Given exercise: Don't copy the pictures; return every other part of the records exactly.

Dataset excerpt

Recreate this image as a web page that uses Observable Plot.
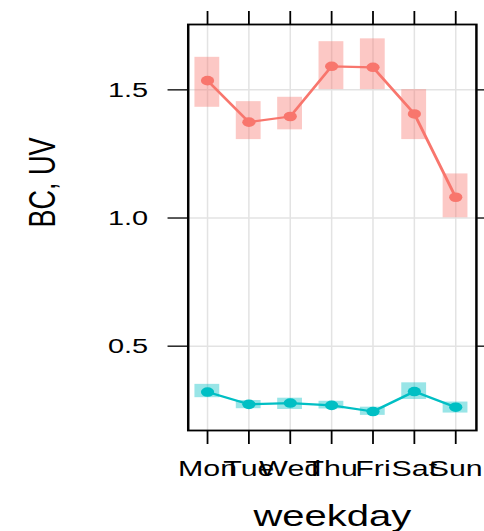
<!DOCTYPE html>
<html><head><meta charset="utf-8">
<script src="https://cdn.jsdelivr.net/npm/d3@7"></script>
<script src="https://cdn.jsdelivr.net/npm/@observablehq/plot@0.6"></script>
<style>html,body{margin:0;padding:0;background:#fff;} #chart svg{display:block}</style>
</head><body><div id="chart"></div>
<script>
const days = ["Mon","Tue","Wed","Thu","Fri","Sat","Sun"];
const seriesNames = ["BC","UV"];
const seriesColors = ["#F8766D","#00BFC4"];
const bcMean  = [1.536,1.374,1.396,1.592,1.588,1.406,1.081];
const bcLower = [1.432,1.306,1.344,1.501,1.501,1.306,1.001];
const bcUpper = [1.627,1.454,1.471,1.688,1.699,1.501,1.172];
const uvMean  = [0.321,0.273,0.278,0.269,0.245,0.323,0.262];
const uvLower = [0.299,0.256,0.253,0.255,0.230,0.292,0.239];
const uvUpper = [0.351,0.288,0.297,0.285,0.262,0.357,0.282];
const yTicks = [0.5,1.0,1.5];
const yDomain = [0.171,1.755];
const yLabel = "BC, UV";
const xLabel = "weekday";

const rows = [];
days.forEach((d,i)=>{
  rows.push({day:d, series:"BC", mean:bcMean[i], lower:bcLower[i], upper:bcUpper[i]});
  rows.push({day:d, series:"UV", mean:uvMean[i], lower:uvLower[i], upper:uvUpper[i]});
});

const W = 351, H = 531, SX = 484;
const plot = Plot.plot({
  width: W, height: H,
  marginLeft: 136, marginRight: 6, marginTop: 24, marginBottom: 101,
  style: {fontFamily: "'Liberation Sans', Arial, sans-serif", color: "#000", background: "#fff"},
  x: {type: "band", domain: days, paddingInner: 0.39, paddingOuter: 0.12},
  y: {domain: yDomain},
  color: {domain: seriesNames, range: seriesColors},
  marks: [
    Plot.gridX(days, {stroke: "#e3e3e3", strokeOpacity: 1, strokeWidth: 1.1}),
    Plot.gridY(yTicks, {stroke: "#e3e3e3", strokeOpacity: 1, strokeWidth: 1.5}),
    Plot.barY(rows, {x: "day", y1: "lower", y2: "upper", fill: "series", fillOpacity: 0.4}),
    Plot.line(rows, {x: "day", y: "mean", z: "series", stroke: "series", strokeWidth: 2.2}),
    Plot.dot(rows, {x: "day", y: "mean", fill: "series", r: 4.8}),
    Plot.frame({stroke: "#000", strokeWidth: 1.8}),
    Plot.axisX(days, {anchor: "bottom", tickSize: 14, tickPadding: 15.5, fontSize: 22, label: null, strokeWidth: 1.3}),
    Plot.axisX(days, {anchor: "top", tickSize: 14, text: null, label: null, strokeWidth: 1.3}),
    Plot.axisY(yTicks, {anchor: "left", tickSize: 14.5, tickPadding: 14.5, fontSize: 21, label: null, tickFormat: d3.format(".1f"), strokeWidth: 1.3}),
    Plot.axisY(yTicks, {anchor: "right", tickSize: 14.5, text: null, label: null, strokeWidth: 1.3}),
    Plot.text([yLabel], {text: d => d, frameAnchor: "left", rotate: -90, dx: -96.5, lineAnchor: "bottom", fontSize: 27, fill: "#000"}),
    Plot.text([xLabel], {text: d => d, frameAnchor: "bottom", dy: 95, lineAnchor: "bottom", fontSize: 29, fill: "#000"})
  ]
});
plot.setAttribute("width", SX);
plot.setAttribute("height", H);
plot.setAttribute("preserveAspectRatio", "none");
plot.style.width = SX + "px";
plot.style.height = H + "px";
plot.style.maxWidth = "none";
document.getElementById("chart").appendChild(plot);
</script>
</body></html>
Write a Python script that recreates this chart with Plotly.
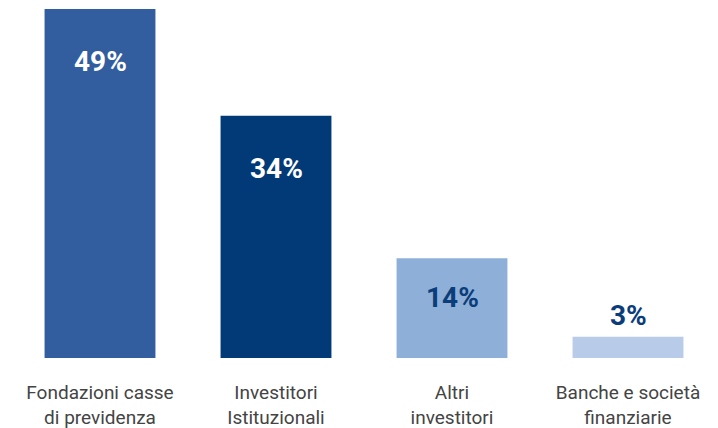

Written solution:
Recreate this image as a web page that uses Observable Plot.
<!DOCTYPE html>
<html><head><meta charset="utf-8">
<script src="https://cdn.jsdelivr.net/npm/d3@7"></script>
<script src="https://cdn.jsdelivr.net/npm/@observablehq/plot@0.6"></script>
<style>html,body{margin:0;padding:0;background:#fff;} #chart svg{display:block}</style>
</head><body><div id="chart"></div>
<script>
const days = ["Mon","Tue","Wed","Thu","Fri","Sat","Sun"];
const seriesNames = ["BC","UV"];
const seriesColors = ["#F8766D","#00BFC4"];
const bcMean  = [1.536,1.374,1.396,1.592,1.588,1.406,1.081];
const bcLower = [1.432,1.306,1.344,1.501,1.501,1.306,1.001];
const bcUpper = [1.627,1.454,1.471,1.688,1.699,1.501,1.172];
const uvMean  = [0.321,0.273,0.278,0.269,0.245,0.323,0.262];
const uvLower = [0.299,0.256,0.253,0.255,0.230,0.292,0.239];
const uvUpper = [0.351,0.288,0.297,0.285,0.262,0.357,0.282];
const yTicks = [0.5,1.0,1.5];
const yDomain = [0.171,1.755];
const yLabel = "BC, UV";
const xLabel = "weekday";

const rows = [];
days.forEach((d,i)=>{
  rows.push({day:d, series:"BC", mean:bcMean[i], lower:bcLower[i], upper:bcUpper[i]});
  rows.push({day:d, series:"UV", mean:uvMean[i], lower:uvLower[i], upper:uvUpper[i]});
});

const W = 351, H = 531, SX = 484;
const plot = Plot.plot({
  width: W, height: H,
  marginLeft: 136, marginRight: 6, marginTop: 24, marginBottom: 101,
  style: {fontFamily: "'Liberation Sans', Arial, sans-serif", color: "#000", background: "#fff"},
  x: {type: "band", domain: days, paddingInner: 0.39, paddingOuter: 0.12},
  y: {domain: yDomain},
  color: {domain: seriesNames, range: seriesColors},
  marks: [
    Plot.gridX(days, {stroke: "#e3e3e3", strokeOpacity: 1, strokeWidth: 1.1}),
    Plot.gridY(yTicks, {stroke: "#e3e3e3", strokeOpacity: 1, strokeWidth: 1.5}),
    Plot.barY(rows, {x: "day", y1: "lower", y2: "upper", fill: "series", fillOpacity: 0.4}),
    Plot.line(rows, {x: "day", y: "mean", z: "series", stroke: "series", strokeWidth: 2.2}),
    Plot.dot(rows, {x: "day", y: "mean", fill: "series", r: 4.8}),
    Plot.frame({stroke: "#000", strokeWidth: 1.8}),
    Plot.axisX(days, {anchor: "bottom", tickSize: 14, tickPadding: 15.5, fontSize: 22, label: null, strokeWidth: 1.3}),
    Plot.axisX(days, {anchor: "top", tickSize: 14, text: null, label: null, strokeWidth: 1.3}),
    Plot.axisY(yTicks, {anchor: "left", tickSize: 14.5, tickPadding: 14.5, fontSize: 21, label: null, tickFormat: d3.format(".1f"), strokeWidth: 1.3}),
    Plot.axisY(yTicks, {anchor: "right", tickSize: 14.5, text: null, label: null, strokeWidth: 1.3}),
    Plot.text([yLabel], {text: d => d, frameAnchor: "left", rotate: -90, dx: -96.5, lineAnchor: "bottom", fontSize: 27, fill: "#000"}),
    Plot.text([xLabel], {text: d => d, frameAnchor: "bottom", dy: 95, lineAnchor: "bottom", fontSize: 29, fill: "#000"})
  ]
});
plot.setAttribute("width", SX);
plot.setAttribute("height", H);
plot.setAttribute("preserveAspectRatio", "none");
plot.style.width = SX + "px";
plot.style.height = H + "px";
plot.style.maxWidth = "none";
document.getElementById("chart").appendChild(plot);
</script>
</body></html>
Write a Python script that recreates this chart with Plotly.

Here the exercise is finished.